During a news conference before leaving Kabul on Saturday, the High Commissioner answered questions about concerns that Iranian authorities might be putting pressure on Afghan refugees to leave the country.
Lubbers said the repatriation from Iran, as well as Pakistan, is governed by a tripartite agreement which is based on the principle that all returns must be voluntary. He said UNHCR is seeking assurances from Iran that Afghan refugees remaining in the country will continue to have access to basic services and that they will not be put under pressure to leave. Talks are currently ongoing with the Iranian authorities on this issue, and UNHCR hopes that these discussions will lead to the renewal of the tripartite agreement when the current one expires in March.
Lubbers and Karzai also discussed whether Afghan refugees would be able to take part in upcoming parliamentary elections.
"I was pleased that Afghan refugees were able to vote in last year's presidential elections," Lubbers said. "The parliamentary elections will be a far more complicated exercise and we need to look at all the dimensions regarding the participation of refugees."
Earlier, in discussions with members of the newly appointed Afghan cabinet as the head of the country's human rights commission., Lubbers emphasized the need to ensure that those Afghans who do decide to return are helped to reintegrate into their places of origin.
Within Afghanistan UNHCR supports the reintegration of returnees through a number of programmes. With assistance from UNHCR and its partners, more than 170,000 homes across Afghanistan have been rebuilt since 2002 and some 8,000 wells or water points have been established in areas of high return.
In places where the return of significant numbers of returnees has created tensions or disputes UNHCR has launched coexistence initiatives which promote dialogue, inclusion and mutual understanding.
During his visit to a village in Parwan province, north of Kabul, the High Commissioner saw first hand how tensions between two communities had been eased through UNHCR interventions.
Disputes over political and military affiliations had existed between the villages of Senjet and Khalazai for decades. Control over the supply of water to Khalazai, which is downstream from Senjet, then became an issue. Through a dual approach of peace-building between the villages and infrastructure improvements to the water supply UNHCR and it partners were able to significantly improve relations between the communities.

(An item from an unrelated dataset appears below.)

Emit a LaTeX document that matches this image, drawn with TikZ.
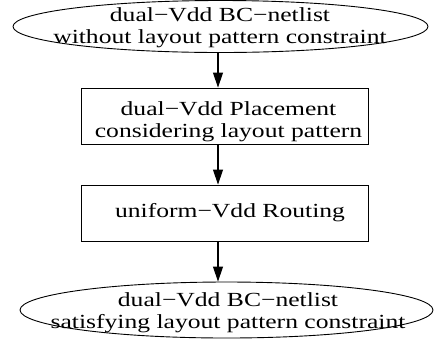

"Projects such as this one show what can be accomplished in areas where previously there was conflict, and play an important role in sustaining peaceful reintegration," said Lubbers after meeting village elders.
The High Commissioner also visited the Zhari Dasht camp for internally displaced persons (IDPs) in southern Kandahar province. Zhary Dasht is the largest of four camps in the region where UNHCR and its partner organizations are providing shelter, food, education and health care to some 145,000 people.
Many of Zhari Dasht's 50,000 residents were forced to leave their homes because of a severe drought that has affected areas of southern Afghanistan for nearly a decade. The camp also provides shelter to a large number of ethnic Pashtuns who fled their homes in the north of the country fearing retribution following the fall of Taliban.
"The first priority, whether it is for internally displaced people here in Zhari Dhast or refugees in other countries, is that they be able to return to their place of origin," said Lubbers. "This is what most want. But many will want to stay where they are. In the case of Zhari Dasht that that is only possible if they can support themselves either as a result of vocational training or land distribution. Then they can be seen as an asset to the region rather than a liability."
Last year the UN refugee agency assisted nearly 20,000 internally displaced persons to return to their homes. With the election of President Karzai in October and expectations of improved security across much of the country it's predicted that 2005 will see greater numbers of IDPs return to their communities than in 2004.
Before arriving in Afghanistan the High Commissioner made a brief stop in Pakistan where he formally endorsed plans to conduct a census of Afghans living in Pakistan. The census, to be held in February, will include all Afghans who arrived in Pakistan after November 1979. UNHCR is covering the nearly US$ 800,000 dollar cost of the first phase of the census. The census should provide information that will enable UNHCR and the government of Pakistan to identify and categorize groups within the Afghan population in Pakistan and to design appropriate responses.
The repatriation of more than three million Afghans since 2002 represents UNHCR's largest operation in its 53-year history. Throughout his visit to Afghanistan - his sixth since being appointed High Commissioner four years ago - Ruud Lubbers praised the results achieved so far, while highlighting the challenges that remain.